Energy Assessment on fruit & vegetable farm

Fruit and Vegetable Farm

Background

The client is a large farming operation in the Eastern Cape where citrus fruit and vegetables are produced.   Due to confidentiality purposes the name of the client cannot be revealed.

Energy sources used for the farming operations include electricity for irrigation pumping systems and housing, and diesel fuel for farming equipment, such as tractors and trucks, for the transport of produce.

The Issue

The client had grown its farming operations very rapidly over the past 5 years by using a very scientific farming approach.  New farms were developed and pumping stations were built at very remote locations. The steep increases of electricity costs during recent years and the responsibility towards greenhouse gas emissions were the main reasons for the owners to request an energy audit.

Energy Audit Methodology

Electricity is supplied at 19 Eskom points.  A cost analysis was done to determine whether the most suitable tariff structures were being used.  The costs were benchmarked against a sample of similar supply points to determine cost saving opportunities.

The electricity consumption was analyzed and split into major consumption groups, as given in the graph below.   It shows that 82% of the electricity was used for irrigation pumping systems – the most significant energy user.

Farm_Pie

The electricity consumption was split between citrus and vegetables and benchmarked against other similar farming operations.  The fuel consumption was also benchmarked against other citrus producers.  The fuel storage and supply procedures were audited to assure that all fuel purchases were accounted for and that control procedures were in place.  Maintenance procedures of the equipment using fuel were also audited.

Major Findings

The energy analysis was done for the period March 2012 to February 2013.  A total of 1,173,213 kWh of electricity was used at a cost of R1,25m.  During the same period 302,118 litres of diesel was used at a cost of R2,9m.

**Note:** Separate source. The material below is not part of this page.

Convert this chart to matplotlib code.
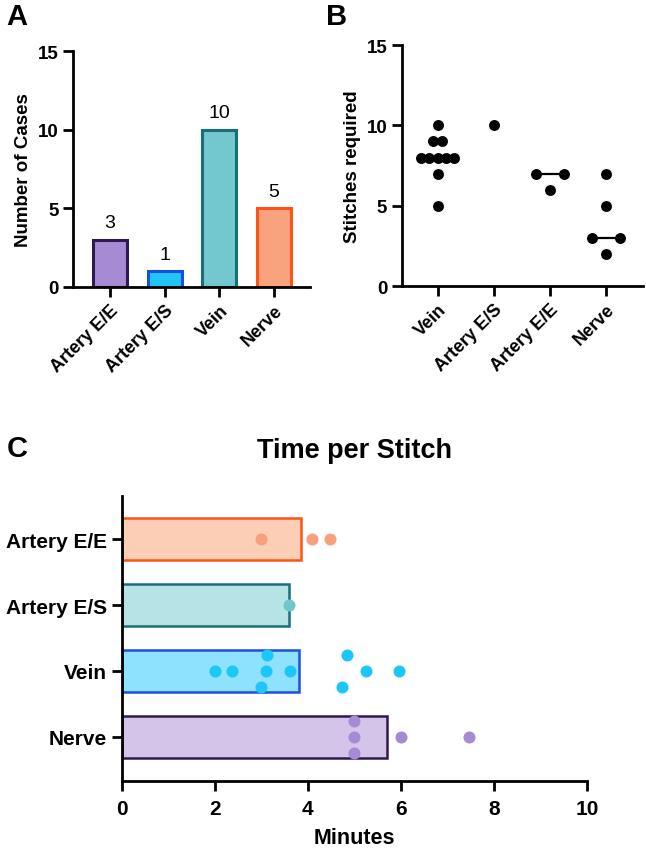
import numpy as np
import matplotlib
matplotlib.use("Agg")
import matplotlib.pyplot as plt

plt.rcParams['font.family'] = ['Liberation Sans', 'DejaVu Sans']

# ---------------- data ----------------
# Panel A
a_categories = ["Artery E/E", "Artery E/S", "Vein", "Nerve"]
a_counts = [3, 1, 10, 5]

# Panel B
b_categories = ["Vein", "Artery E/S", "Artery E/E", "Nerve"]
b_vein = [10, 9, 9, 8, 8, 8, 8, 8, 7, 5]
b_artery_es = [10]
b_artery_ee = [7, 7, 6]
b_nerve = [7, 5, 3, 3, 2]

# Panel C
c_categories = ["Artery E/E", "Artery E/S", "Vein", "Nerve"]
c_artery_ee = [3.0, 4.1, 4.48]
c_artery_es = [3.6]
c_vein = [2.0, 2.37, 3.0, 3.1, 3.13, 3.62, 4.73, 4.85, 5.26, 5.97]
c_nerve = [5.0, 5.0, 5.0, 6.0, 7.46]

# ---------------- styles ----------------
a_fill = ['#A68BD4', '#22C4F6', '#72C8CE', '#F9A27E']
a_edge = ['#2E1A4F', '#1550E6', '#1A6E77', '#FF5316']
c_fill = ['#FCCEB6', '#B6E3E6', '#8FE2FD', '#D4C4E9']
c_edge = ['#FF5316', '#1A6E77', '#1D4FE3', '#2E1A4F']
c_dot = ['#F7A07C', '#6FC7CB', '#1CC6F8', '#A68BD4']

SPINE_W = 2.0
TICK_LEN = 7


def style_axes(ax):
    for s in ['top', 'right']:
        ax.spines[s].set_visible(False)
    for s in ['left', 'bottom']:
        ax.spines[s].set_linewidth(SPINE_W)
    ax.tick_params(width=SPINE_W, length=TICK_LEN, direction='out')


fig = plt.figure(figsize=(6.46, 8.53), dpi=100)

# ---------------- Panel A ----------------
axA = fig.add_axes([0.113, 0.6624, 0.367, 0.2766])
xa = np.arange(len(a_categories))
axA.bar(xa, a_counts, width=0.62, color=a_fill, edgecolor=a_edge, linewidth=2.2)
for x, v in zip(xa, a_counts):
    axA.text(x, v + 0.55, str(v), ha='center', va='bottom', fontsize=14)
axA.set_ylim(0, 15)
axA.set_xlim(-0.68, 3.66)
axA.set_yticks([0, 5, 10, 15])
axA.set_xticks(xa)
axA.set_xticklabels(a_categories, rotation=45, ha='right', rotation_mode='anchor',
                    fontsize=13, fontweight='bold')
for lab in axA.get_yticklabels():
    lab.set_fontweight('bold'); lab.set_fontsize(13.5)
axA.set_ylabel("Number of Cases", fontsize=13.5, fontweight='bold', labelpad=4)
style_axes(axA)

# ---------------- Panel B ----------------
axB = fig.add_axes([0.622, 0.6635, 0.373, 0.2825])
b_groups = [b_vein, b_artery_es, b_artery_ee, b_nerve]
b_step = [0.15, 0.5, 0.5, 0.5]
for i, (vals, step) in enumerate(zip(b_groups, b_step)):
    vals = np.array(vals, dtype=float)
    xs = np.zeros_like(vals)
    for u in np.unique(vals):
        idx = np.where(vals == u)[0]
        n = len(idx)
        xs[idx] = (np.arange(n) - (n - 1) / 2) * step
    if len(vals) > 1:
        med = np.median(vals)
        axB.plot([i - 0.25, i + 0.25], [med, med], color='black', lw=1.6, zorder=2)
    axB.scatter(i + xs, vals, s=62, color='black', zorder=3, linewidths=0)
axB.set_ylim(0, 15)
axB.set_xlim(-0.64, 3.66)
axB.set_yticks([0, 5, 10, 15])
axB.set_xticks(range(len(b_categories)))
axB.set_xticklabels(b_categories, rotation=45, ha='right', rotation_mode='anchor',
                    fontsize=13, fontweight='bold')
for lab in axB.get_yticklabels():
    lab.set_fontweight('bold'); lab.set_fontsize(13.5)
axB.set_ylabel("Stitches required", fontsize=13.5, fontweight='bold', labelpad=4)
style_axes(axB)

# ---------------- Panel C ----------------
axC = fig.add_axes([0.1884, 0.0836, 0.7203, 0.3341])
c_groups = [c_artery_ee, c_artery_es, c_vein, c_nerve]
ypos = np.arange(len(c_categories))[::-1]
means = [np.mean(g) for g in c_groups]
axC.barh(ypos, means, height=0.63, color=c_fill, edgecolor=c_edge, linewidth=1.8, zorder=1)
ROW = 0.24
for y, vals, col in zip(ypos, c_groups, c_dot):
    vals = np.sort(np.array(vals, dtype=float))
    # group close values into clusters and spread them vertically
    clusters = [[0]]
    for k in range(1, len(vals)):
        if vals[k] - vals[clusters[-1][-1]] < 0.3:
            clusters[-1].append(k)
        else:
            clusters.append([k])
    offs = np.zeros_like(vals)
    for cl in clusters:
        n = len(cl)
        if n == 2:
            rows = [-1, 1]
        else:
            rows = list(np.arange(n) - (n - 1) / 2)
        for k, r in zip(cl, rows):
            offs[k] = r * ROW
    axC.scatter(vals, y + offs, s=75, color=col, zorder=3, linewidths=0)
axC.set_xlim(0, 10)
axC.set_ylim(-0.665, 3.66)
axC.set_xticks([0, 2, 4, 6, 8, 10])
axC.set_yticks(ypos)
axC.set_yticklabels(c_categories, fontsize=15, fontweight='bold')
for lab in axC.get_xticklabels():
    lab.set_fontweight('bold'); lab.set_fontsize(15)
axC.set_xlabel("Minutes", fontsize=15.5, fontweight='bold', labelpad=7)
axC.set_title("Time per Stitch", fontsize=19.5, fontweight='bold', pad=28)
style_axes(axC)
axC.tick_params(axis='x', pad=6)

# Panel letters
fig.text(0.010, 0.996, "A", fontsize=21, fontweight='bold', va='top', ha='left')
fig.text(0.505, 0.996, "B", fontsize=21, fontweight='bold', va='top', ha='left')
fig.text(0.010, 0.474, "C", fontsize=21, fontweight='bold', va='center', ha='left')

fig.savefig("out.png", dpi=100)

The control procedures for fuel were found to be very good.  The benchmarking results show that the electricity use was higher than the average of the sample of farms that was used for comparison.  The rest of the findings are explained in the summary of the action plan below.

Proposed Action Plan

  • Pumps
    • Optimize on pumping curve
    • Plotting values for each block
    • Take action where necessary
  • Housing, Offices, Stores, Packhouses
    • Replace lights with efficient alternatives when due
    • Install solar water geysers
  • Fuel
    • Consider packhouse at Addo to reduce logistic distance
  • Electricity Cost
    • Reduce Peak time on Ruraflex (pumps, timer for cold store)
    • Change large points to Ruraflex
    • Investigate Landrate cost/kWh exceptions
    • Combine small Landrate points
  • Renewable Energy
    • Measure benefits of the Solar and Wind solution at SR561
    • Consider Solar PV solutions for Badlands, Loftus or Falcon Gat
  • Energy Management
    • Centralize energy management (“Energy Manager”)
    • Improve Energy Information System
      • Update monthly for early warning
      • Review annually for updated action plan
    • Sub metering
      • Isolate houses, pumps, cold store and other facilities
    • Determine Energy Performance Indicators (EnPI)
    • Measure Improvement against baseline
    • Follow principles of ISO50001

 Actions taken by the Farm:

  1. A pumping system optimization exercise was done as a follow-up audit by using a portable flow meter and comparing results on the pumping curves and the PSAT optimisation software. A sample of 18 pumping systems was evaluated out of the total of 39 pumps.  The efficiency ratings of the pumps were found to be from 39% to 78% with the average around 60%. Recommendations were made to improve the efficiency by altering the application sizes, changing pumping impellors or installing VSD’s.  The changes will increase the total efficiency rating to 80% and save R200 000 in electricity cost per year.  The investment cost is estimated to be R90 000.
  2. The client changed one electricity point to a Ruraflex tariff structure which will save 15% of electricity cost with no investment costs. Other cost saving initiatives are still being investigated.
  3. A solar PV analysis was done for the client at one of the locations. Over the next 25 years the PV solar will cost an equivalent of 42c/kWh, compared to the current Eskom fee of R1.05/kWh and still rising each year. This would, however, require a high capital investment and the client is still evaluating the funding options.
  4. An energy management information model was developed and implemented at a cost of R25 000. This model will absorb the electricity and fuel consumption and cost, the production of crops and the rainfall variables and provide reports on the energy performance of the business on a monthly basis. This information can then be used to revise the action plan, motivate improvements and monitor the future energy performance against the 2012 baseline.